Pull each line containing "with" out of the data and copy it.
** BEGIN **
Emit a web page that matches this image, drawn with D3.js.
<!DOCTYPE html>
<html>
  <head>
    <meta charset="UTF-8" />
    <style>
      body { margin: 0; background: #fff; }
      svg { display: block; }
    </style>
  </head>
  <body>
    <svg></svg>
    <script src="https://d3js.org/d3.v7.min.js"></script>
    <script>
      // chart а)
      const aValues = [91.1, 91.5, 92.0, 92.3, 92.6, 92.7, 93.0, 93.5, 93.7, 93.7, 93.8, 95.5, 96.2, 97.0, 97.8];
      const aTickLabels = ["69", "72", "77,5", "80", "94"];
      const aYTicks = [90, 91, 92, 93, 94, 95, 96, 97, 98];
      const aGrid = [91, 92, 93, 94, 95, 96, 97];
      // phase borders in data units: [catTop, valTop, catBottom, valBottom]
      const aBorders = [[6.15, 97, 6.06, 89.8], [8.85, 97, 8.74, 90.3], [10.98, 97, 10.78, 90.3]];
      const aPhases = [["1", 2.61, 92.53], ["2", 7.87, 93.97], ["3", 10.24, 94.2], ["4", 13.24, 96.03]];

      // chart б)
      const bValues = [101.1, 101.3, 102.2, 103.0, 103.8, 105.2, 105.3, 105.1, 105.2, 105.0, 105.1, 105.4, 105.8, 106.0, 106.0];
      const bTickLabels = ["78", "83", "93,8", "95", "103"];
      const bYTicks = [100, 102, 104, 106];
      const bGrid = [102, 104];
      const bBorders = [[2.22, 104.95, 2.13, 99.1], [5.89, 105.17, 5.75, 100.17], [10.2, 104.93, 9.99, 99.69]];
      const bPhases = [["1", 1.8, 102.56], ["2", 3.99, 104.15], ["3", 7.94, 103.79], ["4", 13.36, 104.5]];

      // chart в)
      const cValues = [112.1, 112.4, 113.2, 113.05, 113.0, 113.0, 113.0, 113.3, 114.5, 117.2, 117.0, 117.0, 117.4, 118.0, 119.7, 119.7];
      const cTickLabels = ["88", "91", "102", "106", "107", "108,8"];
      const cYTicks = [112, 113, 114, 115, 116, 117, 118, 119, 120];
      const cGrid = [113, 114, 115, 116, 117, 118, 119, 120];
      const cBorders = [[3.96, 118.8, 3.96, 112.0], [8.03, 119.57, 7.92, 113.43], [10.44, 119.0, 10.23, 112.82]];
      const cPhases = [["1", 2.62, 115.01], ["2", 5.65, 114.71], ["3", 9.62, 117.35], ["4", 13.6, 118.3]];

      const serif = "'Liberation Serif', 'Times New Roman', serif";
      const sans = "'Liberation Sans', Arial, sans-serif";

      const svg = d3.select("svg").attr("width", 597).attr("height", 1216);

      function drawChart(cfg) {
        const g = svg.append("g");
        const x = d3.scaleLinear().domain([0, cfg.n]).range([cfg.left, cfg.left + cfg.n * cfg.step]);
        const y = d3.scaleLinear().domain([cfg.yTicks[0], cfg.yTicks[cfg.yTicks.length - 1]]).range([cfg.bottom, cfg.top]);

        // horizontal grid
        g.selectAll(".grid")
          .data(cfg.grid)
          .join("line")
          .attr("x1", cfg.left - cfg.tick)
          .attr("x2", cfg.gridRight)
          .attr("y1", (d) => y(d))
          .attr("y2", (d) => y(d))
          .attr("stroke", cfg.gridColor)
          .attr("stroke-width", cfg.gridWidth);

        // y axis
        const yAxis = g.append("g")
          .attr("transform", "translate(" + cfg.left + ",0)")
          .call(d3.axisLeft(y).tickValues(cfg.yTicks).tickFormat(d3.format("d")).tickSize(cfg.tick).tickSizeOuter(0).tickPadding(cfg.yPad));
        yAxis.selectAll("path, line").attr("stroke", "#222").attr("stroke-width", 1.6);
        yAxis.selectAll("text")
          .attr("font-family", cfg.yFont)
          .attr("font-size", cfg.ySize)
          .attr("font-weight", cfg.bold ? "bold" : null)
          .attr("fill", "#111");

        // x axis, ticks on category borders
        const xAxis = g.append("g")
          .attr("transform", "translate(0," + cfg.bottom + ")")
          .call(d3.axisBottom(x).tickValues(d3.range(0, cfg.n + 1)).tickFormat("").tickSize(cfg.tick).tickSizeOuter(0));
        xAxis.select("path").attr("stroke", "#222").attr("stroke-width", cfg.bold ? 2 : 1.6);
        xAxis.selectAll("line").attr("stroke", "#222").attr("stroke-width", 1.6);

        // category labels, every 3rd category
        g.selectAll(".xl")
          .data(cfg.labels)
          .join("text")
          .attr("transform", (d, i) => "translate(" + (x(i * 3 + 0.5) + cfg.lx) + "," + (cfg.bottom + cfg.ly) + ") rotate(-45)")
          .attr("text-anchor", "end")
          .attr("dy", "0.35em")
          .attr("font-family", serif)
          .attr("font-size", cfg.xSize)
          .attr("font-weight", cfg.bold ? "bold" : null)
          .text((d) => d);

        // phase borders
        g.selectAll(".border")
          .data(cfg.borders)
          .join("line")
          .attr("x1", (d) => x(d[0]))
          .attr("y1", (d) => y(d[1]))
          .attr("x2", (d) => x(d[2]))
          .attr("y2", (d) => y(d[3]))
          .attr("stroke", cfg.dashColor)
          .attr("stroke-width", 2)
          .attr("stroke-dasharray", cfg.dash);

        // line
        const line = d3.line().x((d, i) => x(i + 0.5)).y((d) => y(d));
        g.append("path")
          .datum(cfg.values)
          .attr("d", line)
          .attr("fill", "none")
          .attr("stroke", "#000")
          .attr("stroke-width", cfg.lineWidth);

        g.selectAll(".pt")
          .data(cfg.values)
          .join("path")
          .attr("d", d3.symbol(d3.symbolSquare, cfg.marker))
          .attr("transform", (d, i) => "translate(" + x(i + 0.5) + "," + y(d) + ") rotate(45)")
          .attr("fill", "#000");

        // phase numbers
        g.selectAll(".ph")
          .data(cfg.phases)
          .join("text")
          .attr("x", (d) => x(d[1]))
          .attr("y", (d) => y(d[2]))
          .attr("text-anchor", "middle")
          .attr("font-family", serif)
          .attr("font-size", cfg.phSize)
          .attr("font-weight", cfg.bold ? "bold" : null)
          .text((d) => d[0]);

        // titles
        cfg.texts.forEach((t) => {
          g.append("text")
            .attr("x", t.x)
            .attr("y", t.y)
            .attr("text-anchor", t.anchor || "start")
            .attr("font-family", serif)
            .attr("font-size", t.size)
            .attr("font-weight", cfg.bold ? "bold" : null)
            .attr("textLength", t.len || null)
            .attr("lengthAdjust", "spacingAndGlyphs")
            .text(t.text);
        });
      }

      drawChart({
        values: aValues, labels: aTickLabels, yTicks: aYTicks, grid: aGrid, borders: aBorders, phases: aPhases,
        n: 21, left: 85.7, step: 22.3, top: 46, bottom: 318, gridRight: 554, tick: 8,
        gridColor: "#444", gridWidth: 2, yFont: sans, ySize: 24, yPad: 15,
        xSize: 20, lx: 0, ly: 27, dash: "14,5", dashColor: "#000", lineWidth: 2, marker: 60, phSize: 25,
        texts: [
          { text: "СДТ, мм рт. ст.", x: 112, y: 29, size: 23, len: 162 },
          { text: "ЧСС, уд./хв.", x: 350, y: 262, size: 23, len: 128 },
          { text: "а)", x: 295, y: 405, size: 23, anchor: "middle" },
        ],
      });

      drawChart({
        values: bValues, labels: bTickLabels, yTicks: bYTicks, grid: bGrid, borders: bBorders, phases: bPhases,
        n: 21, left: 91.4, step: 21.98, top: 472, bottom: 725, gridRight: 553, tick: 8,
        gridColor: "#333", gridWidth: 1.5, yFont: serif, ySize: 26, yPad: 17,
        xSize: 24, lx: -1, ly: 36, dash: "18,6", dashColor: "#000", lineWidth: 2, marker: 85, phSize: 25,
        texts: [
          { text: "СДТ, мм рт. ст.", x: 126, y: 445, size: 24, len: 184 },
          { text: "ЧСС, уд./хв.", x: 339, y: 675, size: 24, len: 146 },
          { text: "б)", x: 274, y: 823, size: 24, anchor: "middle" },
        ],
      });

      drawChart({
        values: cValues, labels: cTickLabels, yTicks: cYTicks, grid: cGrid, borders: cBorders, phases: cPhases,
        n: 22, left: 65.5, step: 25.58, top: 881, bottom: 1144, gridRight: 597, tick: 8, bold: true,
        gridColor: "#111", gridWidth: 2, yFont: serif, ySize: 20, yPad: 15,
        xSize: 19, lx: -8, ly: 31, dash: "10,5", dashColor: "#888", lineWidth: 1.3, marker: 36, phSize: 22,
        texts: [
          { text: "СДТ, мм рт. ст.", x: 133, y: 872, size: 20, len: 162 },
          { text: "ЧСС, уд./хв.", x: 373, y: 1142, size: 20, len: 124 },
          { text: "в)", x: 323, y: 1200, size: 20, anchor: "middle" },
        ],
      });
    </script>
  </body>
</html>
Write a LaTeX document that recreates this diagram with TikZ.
** END **
[Answer to the task]
Emit a web page that matches this image, drawn with D3.js.
Write a LaTeX document that recreates this diagram with TikZ.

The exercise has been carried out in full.